Graduate Student Researcher Development Grant Report


Research Project: Automatic translation system for multilingual compound words

Project Researcher: Vo Ho Bao Khanh


Research Contents

Compound words are highly frequent and productive in many languages, especially in Japanese. Therefore, translating Japanese compound words to other languages is indispensable in multilingual processing applications such as machine translation and mutlilingual information retrieval that require the exact translations of compounds of words. However, compound word translation is a difficult and challenging task due to variable compound structures, multiple relations of constituents within compound words, and several possible translations of each constituent. Machine translation of Japanese compound words to other popular languages, yet to less popular language, has been done to solve these difficulties thanks to the adequate multilingual data and the excellent morphological processing tools of popular languages.

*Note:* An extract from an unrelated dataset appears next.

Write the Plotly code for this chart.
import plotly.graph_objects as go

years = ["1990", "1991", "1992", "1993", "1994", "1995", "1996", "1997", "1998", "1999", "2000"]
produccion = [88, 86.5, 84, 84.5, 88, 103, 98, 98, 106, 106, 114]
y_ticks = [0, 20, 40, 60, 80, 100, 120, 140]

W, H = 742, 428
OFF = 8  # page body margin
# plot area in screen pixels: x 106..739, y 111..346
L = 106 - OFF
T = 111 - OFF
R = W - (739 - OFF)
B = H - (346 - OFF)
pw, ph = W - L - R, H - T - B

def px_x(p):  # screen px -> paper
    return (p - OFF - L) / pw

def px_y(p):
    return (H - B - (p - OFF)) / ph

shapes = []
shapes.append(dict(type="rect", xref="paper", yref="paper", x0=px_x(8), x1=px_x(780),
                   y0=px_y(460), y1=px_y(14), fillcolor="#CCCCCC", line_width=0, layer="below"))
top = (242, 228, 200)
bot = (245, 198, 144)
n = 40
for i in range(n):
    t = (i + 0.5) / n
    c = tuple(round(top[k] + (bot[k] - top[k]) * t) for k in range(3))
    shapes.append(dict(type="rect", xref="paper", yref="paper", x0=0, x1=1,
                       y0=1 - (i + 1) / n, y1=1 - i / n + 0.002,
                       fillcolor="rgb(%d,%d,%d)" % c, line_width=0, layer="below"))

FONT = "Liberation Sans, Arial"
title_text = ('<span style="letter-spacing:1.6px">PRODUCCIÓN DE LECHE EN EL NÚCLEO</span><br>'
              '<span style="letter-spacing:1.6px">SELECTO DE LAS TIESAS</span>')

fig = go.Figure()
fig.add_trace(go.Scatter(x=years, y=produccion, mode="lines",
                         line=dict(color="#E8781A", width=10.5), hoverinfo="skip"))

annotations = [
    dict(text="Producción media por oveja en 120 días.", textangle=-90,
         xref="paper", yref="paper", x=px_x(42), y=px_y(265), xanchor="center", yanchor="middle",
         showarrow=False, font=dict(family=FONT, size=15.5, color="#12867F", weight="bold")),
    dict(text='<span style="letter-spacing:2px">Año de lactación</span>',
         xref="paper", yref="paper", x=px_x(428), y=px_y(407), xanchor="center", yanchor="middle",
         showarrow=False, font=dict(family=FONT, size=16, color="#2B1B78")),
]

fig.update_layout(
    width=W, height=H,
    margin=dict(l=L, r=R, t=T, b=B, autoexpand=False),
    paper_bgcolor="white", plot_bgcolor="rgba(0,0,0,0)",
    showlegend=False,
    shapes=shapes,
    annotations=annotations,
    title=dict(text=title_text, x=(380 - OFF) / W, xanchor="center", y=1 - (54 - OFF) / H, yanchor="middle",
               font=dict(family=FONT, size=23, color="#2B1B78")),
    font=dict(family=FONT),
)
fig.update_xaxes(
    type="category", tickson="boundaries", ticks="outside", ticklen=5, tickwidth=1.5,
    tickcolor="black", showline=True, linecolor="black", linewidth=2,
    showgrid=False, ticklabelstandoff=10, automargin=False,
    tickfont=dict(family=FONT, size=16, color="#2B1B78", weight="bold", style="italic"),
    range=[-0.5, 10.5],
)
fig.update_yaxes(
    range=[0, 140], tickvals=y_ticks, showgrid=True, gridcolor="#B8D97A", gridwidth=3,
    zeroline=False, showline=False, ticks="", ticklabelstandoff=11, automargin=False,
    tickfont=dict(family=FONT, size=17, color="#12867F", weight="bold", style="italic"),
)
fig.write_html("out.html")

We aim to automatically translate Japanese compound words to a less popular language in this thesis with the hope to propose a general translation framework for less popular languages. We chose Vietnamese as the target language because the need of understanding Japanese in Vietnam has become a huge demand since the two countries established a full-fledged relation.


Research Activity Results

 Our proposed approach, in general, consists of two phases: generation and selection. In the first phase, we applied the morphologically-based compositional translation method that utilized inflected features, grammatical features and semantic links of Japanese constituents to generate translation candidates regardless of the sparseness of the dictionary. We then selected the most likely translation candidates by evaluating the term frequencies of the generated Vietnamese candidates with the help of available search engines. This selection method is appropriate for less popular languages which are limited at language processing tools and good quality corpora. We developed the actual implementation of our approach and evaluated it for various data sets. The results show that our approach is effective and adaptive for not only Vietnamese but also other languages. It can also be applicable for other researches such as multiword expression compilation and multilingual information retrieval research.

All these phases have been done, and the retrieved results are very good, about 80% of translated Japanese compound words are correct.



In general, I have finished the main tasks that I proposed in Mori Grant about one year ago. I have finished translating Japanese compound words to Vietnamese with quite high accuracy in translated results.